Feb 15, 2008 13:18
I find myself at the reins again of an uncontrollable beast. I have not been sleeping, and this cycle is tending to repeat itself more frequently. My mind is burning fast, and I can't shut it off, or pretend it's not there. It's a sharp madness that fires on all cylindars in every direction. It's happening now more frequently, where I cannot be still, and I end up staying up for days. I am Jacks total lack of reason. I half expect some form of a Tyler Durden, to appear and putting me on a spiritual quest of ruin and freedom. Things are irratic lately. I fell off the wagon of a great many things this week, much to my distain.
Adding to the total shit storm, my bookshelf is turning Judas on me.
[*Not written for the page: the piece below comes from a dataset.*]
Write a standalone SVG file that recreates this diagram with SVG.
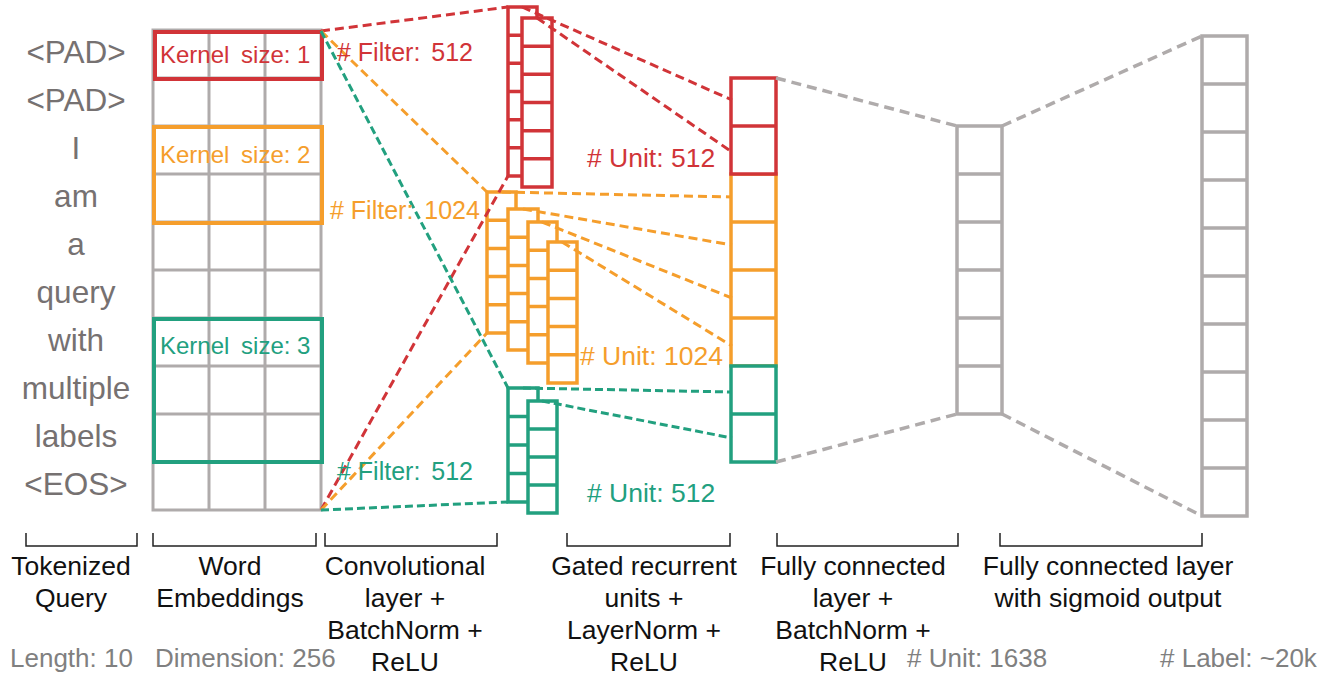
<svg xmlns="http://www.w3.org/2000/svg" width="1333" height="677" viewBox="0 0 1333 677">
<style>
text{font-family:"Liberation Sans",Arial,sans-serif}
.tok{font-size:31.5px;fill:#767171;text-anchor:middle}
.cap{font-size:26.5px;fill:#111;text-anchor:middle}
.info{font-size:26px;fill:#808080}
.gs{stroke:#AFABAB;stroke-width:3;fill:none}
.gb{stroke:#AFABAB;stroke-width:3.5;fill:#fff}
.rb{stroke:#D13438;stroke-width:3.5;fill:#fff}
.ob{stroke:#F59E2C;stroke-width:3.5;fill:#fff}
.nb{stroke:#22A07F;stroke-width:3.5;fill:#fff}
.rk{stroke:#D13438;stroke-width:4;fill:none}
.ok{stroke:#F59E2C;stroke-width:4;fill:none}
.nk{stroke:#22A07F;stroke-width:4;fill:none}
.rt{fill:#D13438}.ot{fill:#F59E2C}.nt{fill:#22A07F}
.klab{font-size:24px}
.flab{font-size:25px}
.ulab{font-size:26.5px}
.dr{stroke:#D13438;stroke-width:3;stroke-dasharray:9 5;fill:none}
.do{stroke:#F59E2C;stroke-width:3;stroke-dasharray:9 5;fill:none}
.dn{stroke:#22A07F;stroke-width:3;stroke-dasharray:8 4;fill:none}
.dg{stroke:#AFABAB;stroke-width:3.5;stroke-dasharray:10 6;fill:none}
.br{stroke:#222;stroke-width:1.5;fill:none}
</style>

<g id="tokens">
<text class="tok" x="76" y="63">&lt;PAD&gt;</text>
<text class="tok" x="76" y="111">&lt;PAD&gt;</text>
<text class="tok" x="76" y="159">I</text>
<text class="tok" x="76" y="207">am</text>
<text class="tok" x="76" y="255">a</text>
<text class="tok" x="76" y="303">query</text>
<text class="tok" x="76" y="351">with</text>
<text class="tok" x="76" y="399">multiple</text>
<text class="tok" x="76" y="447">labels</text>
<text class="tok" x="76" y="495">&lt;EOS&gt;</text>
</g>

<g id="embeddings">
<rect class="gs" x="153" y="30" width="168" height="480"/>
<path class="gs" d="M209 30V510M265 30V510M153 78H321M153 126H321M153 174H321M153 222H321M153 270H321M153 318H321M153 366H321M153 414H321M153 462H321"/>
</g>

<g id="kernel1">
<rect class="rk" x="155" y="32" width="167" height="47"/>
<text class="klab rt" x="160" y="63">Kernel<tspan dx="5"> size: 1</tspan></text>
</g>
<g id="kernel2">
<rect class="ok" x="154" y="127" width="168" height="96"/>
<text class="klab ot" x="160" y="163">Kernel<tspan dx="5"> size: 2</tspan></text>
</g>
<g id="kernel3">
<rect class="nk" x="154" y="319" width="168" height="143"/>
<text class="klab nt" x="160" y="354">Kernel<tspan dx="5"> size: 3</tspan></text>
</g>

<g id="gru-red">
<rect class="rb" x="508" y="7" width="29" height="169"/>
<path class="rb" d="M508 35.2H537M508 63.3H537M508 91.5H537M508 119.7H537M508 147.8H537"/>
<rect class="rb" x="522" y="18" width="30" height="169"/>
<path class="rb" d="M522 46.2H552M522 74.3H552M522 102.5H552M522 130.7H552M522 158.8H552"/>
</g>

<g id="gru-orange">
<rect class="ob" x="487" y="192" width="29" height="141"/>
<path class="ob" d="M487 220.2H516M487 248.4H516M487 276.6H516M487 304.8H516"/>
<rect class="ob" x="508" y="209" width="30" height="141"/>
<path class="ob" d="M508 237.2H538M508 265.4H538M508 293.6H538M508 321.8H538"/>
<rect class="ob" x="528" y="222" width="29" height="141"/>
<path class="ob" d="M528 250.2H557M528 278.4H557M528 306.6H557M528 334.8H557"/>
<rect class="ob" x="548" y="242" width="29" height="141"/>
<path class="ob" d="M548 270.2H577M548 298.4H577M548 326.6H577M548 354.8H577"/>
</g>

<g id="gru-green">
<rect class="nb" x="508" y="388" width="30" height="114"/>
<path class="nb" d="M508 416.5H538M508 445H538M508 473.5H538"/>
<rect class="nb" x="528" y="401" width="29" height="112"/>
<path class="nb" d="M528 429H557M528 457H557M528 485H557"/>
</g>

<g id="fc1">
<rect class="ob" x="731" y="174" width="45" height="192"/>
<path class="ob" d="M731 222H776M731 270H776M731 318H776"/>
<rect class="rb" x="731" y="78" width="45" height="96"/>
<path class="rb" d="M731 126H776"/>
<rect class="nb" x="731" y="366" width="45" height="96"/>
<path class="nb" d="M731 414H776"/>
</g>

<g id="fc2">
<rect class="gb" x="957" y="126" width="45" height="288"/>
<path class="gb" d="M957 174H1002M957 222H1002M957 270H1002M957 318H1002M957 366H1002"/>
</g>

<g id="output">
<rect class="gb" x="1202" y="36" width="45" height="480"/>
<path class="gb" d="M1202 84H1247M1202 132H1247M1202 180H1247M1202 228H1247M1202 276H1247M1202 324H1247M1202 372H1247M1202 420H1247M1202 468H1247"/>
</g>

<g id="connectors">
<path class="dr" d="M321 31L508 7M321 510L508 176M522 7L732 100M537 18L732 152"/>
<path class="do" d="M321 31L487 192M321 510L487 333M502 192L732 197M523 209L732 245M542 222L732 298M562 242L732 346"/>
<path class="dn" d="M321 31L508 388M321 510L508 502M523 388L732 392M542 401L732 438"/>
<path class="dg" d="M776 78L957 126M776 462L957 414M1002 126L1202 36M1002 414L1202 516"/>
</g>

<g id="layer-labels">
<text class="flab rt" x="337" y="61"># Filter:<tspan dx="4"> 512</tspan></text>
<text class="flab ot" x="330" y="219"># Filter:<tspan dx="4"> 1024</tspan></text>
<text class="flab nt" x="337" y="480"># Filter:<tspan dx="4"> 512</tspan></text>
<text class="ulab rt" x="587" y="167"># Unit: 512</text>
<text class="ulab ot" x="580" y="365"># Unit: 1024</text>
<text class="ulab nt" x="587" y="502"># Unit: 512</text>
</g>

<g id="brackets">
<path class="br" d="M26 533V546H137V533M153 533V546H316V533M325 533V546H497V533M567 533V546H730V533M777 533V546H958V533M1000 533V546H1202V533"/>
</g>

<g id="captions">
<text class="cap" x="71" y="575">Tokenized</text>
<text class="cap" x="71" y="607">Query</text>
<text class="cap" x="230" y="575">Word</text>
<text class="cap" x="230" y="607">Embeddings</text>
<text class="cap" x="405" y="575">Convolutional</text>
<text class="cap" x="405" y="607">layer +</text>
<text class="cap" x="405" y="639">BatchNorm +</text>
<text class="cap" x="405" y="671">ReLU</text>
<text class="cap" x="644" y="575">Gated recurrent</text>
<text class="cap" x="644" y="607">units +</text>
<text class="cap" x="644" y="639">LayerNorm +</text>
<text class="cap" x="644" y="671">ReLU</text>
<text class="cap" x="853" y="575">Fully connected</text>
<text class="cap" x="853" y="607">layer +</text>
<text class="cap" x="853" y="639">BatchNorm +</text>
<text class="cap" x="853" y="671">ReLU</text>
<text class="cap" x="1108" y="575">Fully connected layer</text>
<text class="cap" x="1108" y="607">with sigmoid output</text>
</g>

<g id="info">
<text class="info" x="10" y="667">Length: 10</text>
<text class="info" x="155" y="667">Dimension: 256</text>
<text class="info" x="907" y="667"># Unit: 1638</text>
<text class="info" x="1160" y="667"># Label: ~20k</text>
</g>
</svg>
It's a tall wooden structure that holds most all my media. I have a bunch of stuff on top of it, for lack of appropriate room. I had a sculpture that was given to me as a gift from Jess. It was inspired by tree's illustrated by Dr. Suess. And It sailed off the top into the night and smashed into a million pieces. Son of a monkeys asshole. That really makes me sad. What the hell am I supposed to do now? She really wanted me to have it, and it just had to be ruined. I really don't know what I'm going to say the next time she shows up. The truth is the obvious answer, but it's gonna suck. Not only that but my treasured Bahamut decided to commit suicide as well. He was also placed up there to grace my room in his glory. I've had him for 10 years, he was the FF8 Bahamut, the first ones they brought out. I guess he decided his summoning was over. His one wing broke off, and half a leg. Although he is fixable, since the wing just broke out of it's socket, all though it needs to be glued back. The leg was also part of a mechanism, and can be glued. He isn't dead yet..but it's still a pain in the ass. It just happened a few minutes ago, and with my fury I wanted to grab that wooden monstrocity and toss through my window into the abyss. Screw it.
In other news, I definatly need an Artist. I want to begin making comics, and stuff again. I want to continue producing works, so I guess my only resource is this here MySpace.
Also I hear that Rob Zombie is trying to get the job as director for the new Conan movie. I rumble with excitement, hope he gets it.
Also they're making a Thundercats movie, and I continue to ask myself why? I mean it was a neat cartoon and all, and I watched it as a kid, but I just don't see how that can be on film, and not be silly. I'm not sure if I talked about this before.
Well I gotta shower, get some grub, and go to class.